- **What this task involves**: Retype the data exactly, from its first line to the line containing "import seaborn as sns", including both, and skip any picture.

- **Provided material**:
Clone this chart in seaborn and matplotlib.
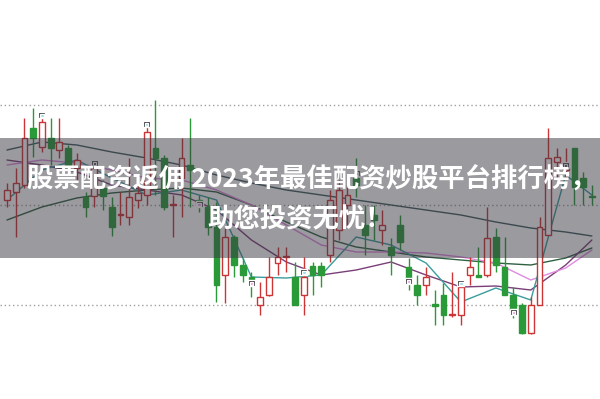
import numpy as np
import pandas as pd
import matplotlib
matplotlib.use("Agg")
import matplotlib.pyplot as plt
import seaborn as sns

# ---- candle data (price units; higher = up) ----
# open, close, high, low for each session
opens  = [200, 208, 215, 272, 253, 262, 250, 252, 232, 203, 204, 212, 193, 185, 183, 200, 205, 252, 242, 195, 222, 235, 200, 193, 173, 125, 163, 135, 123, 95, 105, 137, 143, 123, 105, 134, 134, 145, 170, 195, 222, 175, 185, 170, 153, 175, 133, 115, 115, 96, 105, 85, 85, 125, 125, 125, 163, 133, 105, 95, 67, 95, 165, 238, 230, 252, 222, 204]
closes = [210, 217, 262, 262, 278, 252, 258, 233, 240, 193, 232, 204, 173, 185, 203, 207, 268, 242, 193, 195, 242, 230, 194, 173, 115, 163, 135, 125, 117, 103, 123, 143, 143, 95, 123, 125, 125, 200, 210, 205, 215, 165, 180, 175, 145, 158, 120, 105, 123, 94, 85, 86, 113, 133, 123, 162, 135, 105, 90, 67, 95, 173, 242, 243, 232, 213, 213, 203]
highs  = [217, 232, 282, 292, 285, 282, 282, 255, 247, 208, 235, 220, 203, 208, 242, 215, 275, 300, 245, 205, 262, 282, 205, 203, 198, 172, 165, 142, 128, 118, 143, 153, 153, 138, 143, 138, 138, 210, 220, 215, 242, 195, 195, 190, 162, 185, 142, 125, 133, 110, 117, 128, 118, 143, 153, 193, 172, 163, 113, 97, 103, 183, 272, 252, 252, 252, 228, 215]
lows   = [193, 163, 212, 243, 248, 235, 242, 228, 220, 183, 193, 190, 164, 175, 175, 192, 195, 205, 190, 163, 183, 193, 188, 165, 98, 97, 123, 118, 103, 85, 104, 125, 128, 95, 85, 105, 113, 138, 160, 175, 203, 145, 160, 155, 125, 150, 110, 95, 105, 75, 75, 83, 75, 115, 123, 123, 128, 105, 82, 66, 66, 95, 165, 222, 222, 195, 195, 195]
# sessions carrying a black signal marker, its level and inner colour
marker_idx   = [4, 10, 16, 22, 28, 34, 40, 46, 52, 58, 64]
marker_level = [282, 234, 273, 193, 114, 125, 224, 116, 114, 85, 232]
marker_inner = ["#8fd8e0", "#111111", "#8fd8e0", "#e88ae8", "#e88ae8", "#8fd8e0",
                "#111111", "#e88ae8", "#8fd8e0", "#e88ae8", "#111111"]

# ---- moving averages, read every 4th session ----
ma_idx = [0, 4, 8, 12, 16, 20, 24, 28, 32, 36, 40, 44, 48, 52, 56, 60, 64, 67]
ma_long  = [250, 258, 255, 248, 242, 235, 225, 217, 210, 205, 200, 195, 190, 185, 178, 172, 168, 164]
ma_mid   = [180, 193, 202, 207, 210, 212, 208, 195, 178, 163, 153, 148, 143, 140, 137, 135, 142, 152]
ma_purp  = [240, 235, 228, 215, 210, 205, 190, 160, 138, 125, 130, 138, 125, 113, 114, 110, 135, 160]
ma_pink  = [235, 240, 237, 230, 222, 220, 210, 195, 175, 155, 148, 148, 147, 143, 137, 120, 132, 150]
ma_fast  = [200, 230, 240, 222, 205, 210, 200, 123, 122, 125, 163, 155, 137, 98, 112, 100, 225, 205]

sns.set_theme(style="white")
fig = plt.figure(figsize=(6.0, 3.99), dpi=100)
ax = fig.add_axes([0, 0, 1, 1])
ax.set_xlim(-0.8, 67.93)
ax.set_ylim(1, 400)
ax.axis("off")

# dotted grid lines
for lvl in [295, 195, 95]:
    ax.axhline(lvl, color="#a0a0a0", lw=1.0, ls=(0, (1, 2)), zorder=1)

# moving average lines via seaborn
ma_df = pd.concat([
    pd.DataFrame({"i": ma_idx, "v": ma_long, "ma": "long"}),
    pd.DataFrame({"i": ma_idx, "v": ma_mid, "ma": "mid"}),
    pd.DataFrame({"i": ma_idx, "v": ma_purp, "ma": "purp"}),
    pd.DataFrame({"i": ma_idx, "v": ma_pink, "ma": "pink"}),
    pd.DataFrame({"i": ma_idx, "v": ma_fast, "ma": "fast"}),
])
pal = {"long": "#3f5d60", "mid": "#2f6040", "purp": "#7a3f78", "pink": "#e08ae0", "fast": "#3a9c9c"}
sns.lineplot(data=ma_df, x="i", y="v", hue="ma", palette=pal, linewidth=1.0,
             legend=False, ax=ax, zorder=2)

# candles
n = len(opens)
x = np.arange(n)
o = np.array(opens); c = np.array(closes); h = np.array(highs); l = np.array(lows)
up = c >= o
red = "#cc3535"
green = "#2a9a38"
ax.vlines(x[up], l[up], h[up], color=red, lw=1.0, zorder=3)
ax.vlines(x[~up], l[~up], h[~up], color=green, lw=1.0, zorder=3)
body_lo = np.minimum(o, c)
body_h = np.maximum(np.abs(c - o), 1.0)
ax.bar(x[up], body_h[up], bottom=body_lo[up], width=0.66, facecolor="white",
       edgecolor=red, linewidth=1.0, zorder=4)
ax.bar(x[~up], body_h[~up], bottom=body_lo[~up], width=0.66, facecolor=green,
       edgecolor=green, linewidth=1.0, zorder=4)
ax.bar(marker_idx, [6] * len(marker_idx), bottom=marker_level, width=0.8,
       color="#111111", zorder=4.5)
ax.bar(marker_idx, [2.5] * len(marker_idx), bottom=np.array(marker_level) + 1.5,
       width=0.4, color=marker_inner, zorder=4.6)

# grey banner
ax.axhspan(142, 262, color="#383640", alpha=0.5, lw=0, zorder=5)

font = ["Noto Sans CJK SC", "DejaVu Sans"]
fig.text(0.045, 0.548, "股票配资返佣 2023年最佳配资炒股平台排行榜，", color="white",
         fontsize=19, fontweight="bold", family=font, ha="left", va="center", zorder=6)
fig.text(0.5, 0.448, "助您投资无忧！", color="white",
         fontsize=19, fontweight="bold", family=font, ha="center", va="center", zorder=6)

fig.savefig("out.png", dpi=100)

- **Answer for this exercise**:
Clone this chart in seaborn and matplotlib.
import numpy as np
import pandas as pd
import matplotlib
matplotlib.use("Agg")
import matplotlib.pyplot as plt
import seaborn as sns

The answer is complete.